If it were mine and I have one exactly like it, not broken ...yet, I would consider a sleeve to contain the bearings.

This is a machine shop operation and would require a metal lathe, but not beyond the capacity of a hobbiest machinist either. The interior of the idler could be bored out to accept a steel sleeve of the correct interior size to fit the bearings. Yeah, a lot of work, but that may be the only solution if not parts are not available AND you want to fix it...?

Since the outside shape is tapered at both ends, securing the piece in the lathe and keeping it running concentric may be a issue, I know it would for me, but I'm only a hobbiest machinist.

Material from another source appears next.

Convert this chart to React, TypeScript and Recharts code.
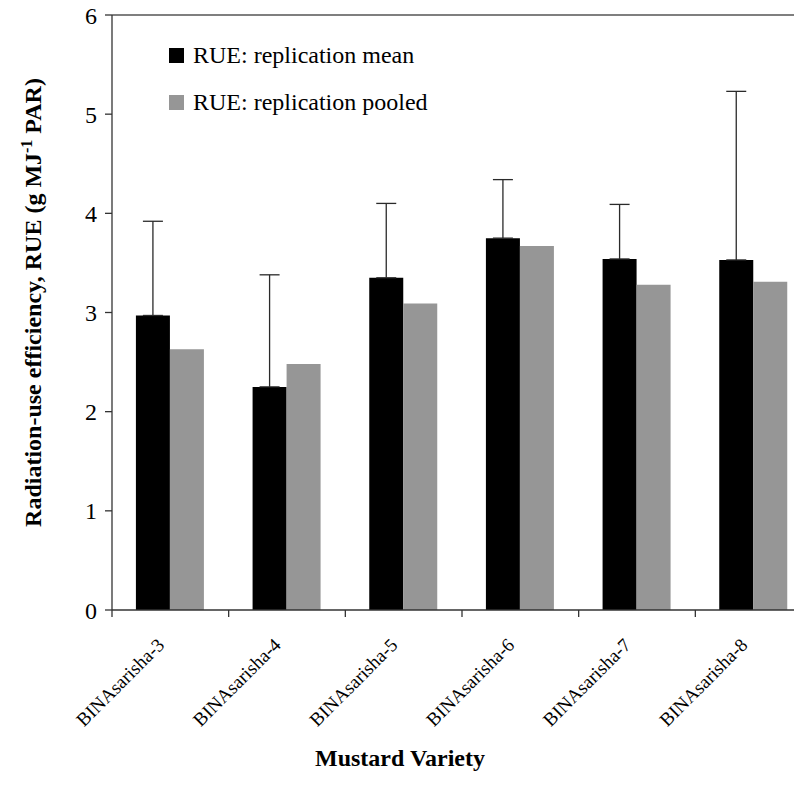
import { BarChart, Bar, XAxis, YAxis, ErrorBar, Legend, ReferenceLine, Label } from 'recharts'

const varieties = ['BINAsarisha-3', 'BINAsarisha-4', 'BINAsarisha-5', 'BINAsarisha-6', 'BINAsarisha-7', 'BINAsarisha-8']
const meanRue = [2.97, 2.25, 3.35, 3.75, 3.54, 3.53]
const pooledRue = [2.63, 2.48, 3.09, 3.67, 3.28, 3.31]
const meanErr = [0.95, 1.13, 0.75, 0.59, 0.55, 1.7]
const yTicks = [0, 1, 2, 3, 4, 5, 6]

const data = varieties.map((variety, i) => ({
  variety,
  mean: meanRue[i],
  pooled: pooledRue[i],
  err: [0, meanErr[i]]
}))

const serif = '"Liberation Serif", "Times New Roman", serif'
const axisColor = '#333'
const TICK_SIZE = 7
const TICK_MARGIN = 3

const legendItems = [
  { color: '#000', label: 'RUE: replication mean' },
  { color: '#969696', label: 'RUE: replication pooled' }
]

// category ticks: labels at the centre, tick marks on the band edges
const VarietyTick = (props: any) => {
  const { x, y, payload } = props
  const half = payload && payload.offset ? payload.offset : 0
  const top = y - TICK_SIZE - TICK_MARGIN
  return (
    <g>
      <line x1={x - half} y1={top} x2={x - half} y2={top + TICK_SIZE} stroke={axisColor} strokeWidth={1.3} />
      <text
        x={x}
        y={y}
        dy={15}
        dx={-22}
        textAnchor="end"
        transform={`rotate(-45, ${x}, ${y})`}
        fontFamily={serif}
        fontSize={19}
        fill="#000"
      >
        {payload.value}
      </text>
    </g>
  )
}

const YTitle = (props: any) => {
  const vb = props.viewBox || { x: 0, y: 15, height: 595 }
  const cx = 41
  const cy = vb.y + vb.height / 2 - 10
  return (
    <text
      x={cx}
      y={cy}
      transform={`rotate(-90, ${cx}, ${cy})`}
      textAnchor="middle"
      fontFamily={serif}
      fontWeight="bold"
      fontSize={24}
      fill="#000"
    >
      Radiation-use efficiency, RUE (g MJ
      <tspan dy={-9} fontSize={16}>-1</tspan>
      <tspan dy={9}> PAR)</tspan>
    </text>
  )
}

const XTitle = () => (
  <text x={400} y={766} textAnchor="middle" fontFamily={serif} fontWeight="bold" fontSize={24} fill="#000">
    Mustard Variety
  </text>
)

const LegendBox = () => (
  <div style={{ fontFamily: serif, fontSize: '24px', color: '#000' }}>
    {legendItems.map(item => (
      <div key={item.label} style={{ display: 'flex', alignItems: 'center', height: '47px' }}>
        <div style={{ width: '15px', height: '15px', background: item.color, marginRight: '9px' }} />
        {item.label}
      </div>
    ))}
  </div>
)

export default function App() {
  return (
    <div style={{ position: 'relative', margin: '-8px', width: 802, height: 790, overflow: 'hidden', background: '#fff' }}>
      <BarChart
        width={820}
        height={790}
        data={data}
        margin={{ top: 15, right: 8, left: 0, bottom: 80 }}
        barCategoryGap="20.5%"
        barGap={0}
      >
        <ReferenceLine y={6} stroke="#555" strokeWidth={1.5} />
        <XAxis
          dataKey="variety"
          interval={0}
          height={100}
          tickLine={false}
          tickSize={TICK_SIZE}
          tickMargin={TICK_MARGIN}
          axisLine={{ stroke: axisColor, strokeWidth: 1.3 }}
          tick={<VarietyTick />}
        >
          <Label content={<XTitle />} />
        </XAxis>
        <YAxis
          width={112}
          domain={[0, 6]}
          ticks={yTicks}
          tickSize={TICK_SIZE}
          tickMargin={8}
          axisLine={{ stroke: axisColor, strokeWidth: 1.3 }}
          tickLine={{ stroke: axisColor, strokeWidth: 1.3 }}
          tick={{ fill: '#000', fontSize: 24, fontFamily: serif }}
        >
          <Label content={<YTitle />} />
        </YAxis>
        <Legend
          layout="vertical"
          verticalAlign="middle"
          align="center"
          content={<LegendBox />}
          wrapperStyle={{ top: 32, left: 169, width: 360 }}
        />
        <Bar dataKey="mean" name="RUE: replication mean" fill="#000" isAnimationActive={false}>
          <ErrorBar dataKey="err" width={10} stroke="#2a2a2a" strokeWidth={1.3} direction="y" />
        </Bar>
        <Bar dataKey="pooled" name="RUE: replication pooled" fill="#969696" isAnimationActive={false} />
      </BarChart>
    </div>
  )
}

If all else fails, take it to a real machinist and have them quote a repair price...who knows it may be reasonable? :blink:


----------



## adiel (Dec 1, 2014)

I was kind of avoiding that option and at the same time thinking about it. Would it be more easier for a machinist to make a new piece? It seems kind of brittle also to bore the interior fins off. This is what I was thinking which would give room for a snap-ring pliers to insert the snap ring into the shaft. I am by no means a machinist, if you have a better/improved design, please let me know. This piece would have to be done out of a solid piece of aluminum cylinder. Also which type of aluminum would be good for this? Thanks. :thumbsup:


----------



## Steve Neul (Sep 2, 2011)

When it comes down to having a machinist fix it or replace the part, that is time to replace the sander. It would cost more than it's worth. If you have all the broken pieces you might glue them in with super glue and then fill in around it with PC-7 Epoxy.


----------



## adiel (Dec 1, 2014)

Thanks Steve, that is great advice. I will check with the machinist to see how much $$$ this will be. :thumbsup:


----------



## Fastback (Sep 2, 2012)

Maybe, you should think outside the box. I know I have said this before. Anyway, why not make one out of wood? All you need to do is use a wooden dowel and do a little boaring. You can epoxy the bearings and then cap them with sheet metal screwed into the wood. You can taper the dowel on a drill press with a file. If you have a wood lathe even better.

I am also a hobby machinist, but did work of this type before I had the machines.

Paul


----------